Although only four weeks had passed and the plaintiff was still in intensive care, her son hired counsel saying they were being “jerked around” by Mercury’s failure to disclose policy limits and its claim that it could not determine liability pending investigation.
Internally, Mercury’s adjuster concluded that only the plaintiff’s claim posed a potential exposure in excess of the $100,000 per person limit, and the others were all estimated to be within the balance of the $300,000 per accident limit. The adjuster recommended tendering the $100,000 limit “as soon as we have enough information available to do so.”
Plaintiff’s counsel never made a demand for settlement in any amount. In addition to his demand for disclosure of policy limits, he requested confirmation that the insured was not in the course and scope of employment and that there was no umbrella coverage available. Nine months after the accident, Mercury offered the plaintiff the $100,000 per person limit. That offer was rejected and, in a bench trial, a $5.9 million judgment was entered against the insured. She filed for bankruptcy and her rights were assigned to the plaintiff, who sued for bad faith failure to settle within limits. Mercury contended that it could not be liable for bad faith failure to settle, since there had never been a demand by the plaintiff, and the appeals court agreed, affirming summary judgment for Mercury.

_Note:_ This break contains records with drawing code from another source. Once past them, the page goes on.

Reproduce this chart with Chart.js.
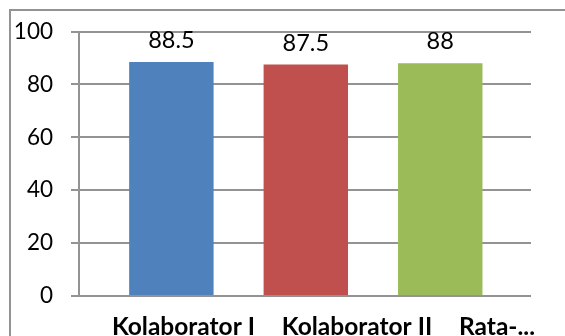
<!DOCTYPE html>
<html>
<head>
<meta charset="utf-8">
<script src="https://cdn.jsdelivr.net/npm/chart.js@4.4.1/dist/chart.umd.min.js"></script>
<style>
  html, body { margin: 0; padding: 0; width: 565px; height: 336px; overflow: hidden; background: #fff; }
  #frame { position: absolute; left: 9px; top: 9px; width: 620px; height: 400px; border: 2px solid #939393; box-sizing: border-box; }
  #c { position: absolute; left: 0; top: 0; }
</style>
</head>
<body>
<div id="frame"></div>
<canvas id="c" width="565" height="336"></canvas>
<script>
// Scores per participant and their average
const categories = ['Kolaborator I', 'Kolaborator II', 'Rata-...'];
const values = [88.5, 87.5, 88];
const barColors = ['#4F81BD', '#C0504D', '#9BBB59'];
const yTicks = [0, 20, 40, 60, 80, 100];

const FONT = 'Lato, "Liberation Sans", sans-serif';

// Writes each bar's value just above it
const valueLabels = {
  id: 'valueLabels',
  afterDatasetsDraw(chart) {
    const ctx = chart.ctx;
    const meta = chart.getDatasetMeta(0);
    ctx.save();
    ctx.font = '23.5px ' + FONT;
    ctx.fillStyle = '#000';
    ctx.textAlign = 'center';
    ctx.textBaseline = 'alphabetic';
    meta.data.forEach((bar, i) => {
      ctx.fillText(String(values[i]), bar.x, bar.y - 14);
    });
    ctx.restore();
  }
};

new Chart(document.getElementById('c'), {
  type: 'bar',
  data: {
    datasets: [{
      data: categories.map((c, i) => ({ x: i, y: values[i] })),
      backgroundColor: barColors,
      borderWidth: 0,
      barPercentage: 1,
      categoryPercentage: 0.628,
      xAxisID: 'x'
    }]
  },
  options: {
    responsive: false,
    animation: false,
    events: [],
    layout: { padding: { top: 29, right: 34, left: 0, bottom: 0 } },
    plugins: { legend: { display: false }, tooltip: { enabled: false } },
    scales: {
      // bar positions
      x: {
        type: 'linear',
        display: false,
        min: -0.687,
        max: 2.675,
        offset: false,
        afterBuildTicks(axis) {
          axis.ticks = categories.map((c, i) => ({ value: i }));
        }
      },
      // category names under the bars
      names: {
        type: 'linear',
        position: 'bottom',
        min: -0.687,
        max: 2.675,
        offset: false,
        grid: { display: false, drawTicks: false },
        border: { display: false },
        afterBuildTicks(axis) {
          axis.ticks = [0.09, 1.381, 2.422].map(v => ({ value: v }));
        },
        afterFit(axis) { axis.height = 40; axis.paddingLeft = 0; axis.paddingRight = 0; },
        ticks: {
          autoSkip: false,
          maxRotation: 0,
          padding: 16,
          color: '#000',
          font: { family: FONT, size: 24.5, weight: 'bold' },
          callback(value, index) { return categories[index]; }
        }
      },
      y: {
        min: 0,
        max: 100,
        afterBuildTicks(axis) {
          axis.ticks = yTicks.map(v => ({ value: v }));
        },
        afterFit(axis) { axis.width = 79; },
        grid: { color: '#939393', lineWidth: 2, tickLength: 8, drawTicks: true },
        border: { display: true, color: '#939393', width: 2 },
        ticks: {
          padding: 18,
          color: '#000',
          font: { family: FONT, size: 22.5 }
        }
      }
    }
  },
  plugins: [valueLabels]
});
</script>
</body>
</html>
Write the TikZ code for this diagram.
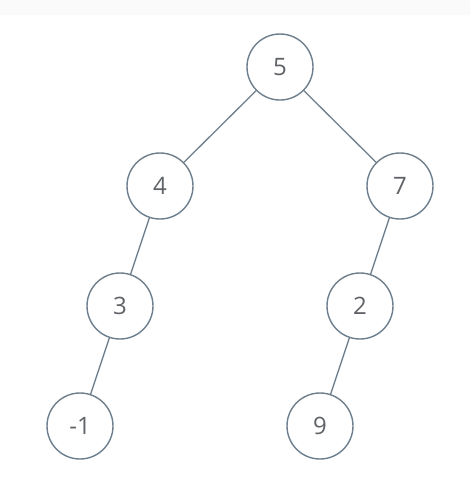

Although the evidence showed no actual or specific demand, the plaintiff argued that Mercury’s adjusters “understood, when a third party claimant makes a request for policy limits information, ‘it is an attempt to determine what is available for settlement.'” She also argued that an insured may want the insurer to engage in piecemeal settlements to dispose of the more significant claims, but Mercury never considered it. However, the court held that bad faith liability cannot be founded solely upon an insurer’s failure to initiate settlement discussions or offer its policy limit.
The Reid court distinguished several prior cases describing circumstances where no formal demand for settlement within policy limits was necessary for bad faith liability to attach, noting that all involved circumstances where the claimant had conveyed to the insurer an interest in settlement, and the insurer had rejected or ignored the opportunity to negotiate a settlement. The court found those inapposite, stating:
“[W]hen a claimant offers to settle an excess claim within policy limits, an opportunity to settle exists and a conflict of interest arises, because a divergence exists between the insurer’s interest in paying less than the policy limits and the insured’s interest in avoiding liability beyond the policy limit. And a conflict may also arise, without a formal settlement offer, when a claimant clearly conveys to the insurer an interest in discussing settlement but the insurer ignores the opportunity to explore settlement possibilities to the insured’s detriment, or when an insurer has an arbitrary rule or engages in other conduct that prevents settlement opportunities from arising.  But nothing like that happened here.”
“An ‘opportunity to settle’ does not arise simply because there is a significant risk of an excess judgment. And none of the evidence presented to the trial court, disputed or not, allows an inference that plaintiff at any time conveyed to defendant any interest in settlement, at policy limits or otherwise, at any time before defendant offered its policy limits. In short, there was no evidence of a bad faith failure to settle in this case. Accordingly, there was no foundation for a claim of breach of contract or breach of the insurer’s covenant of good faith and fair dealing.”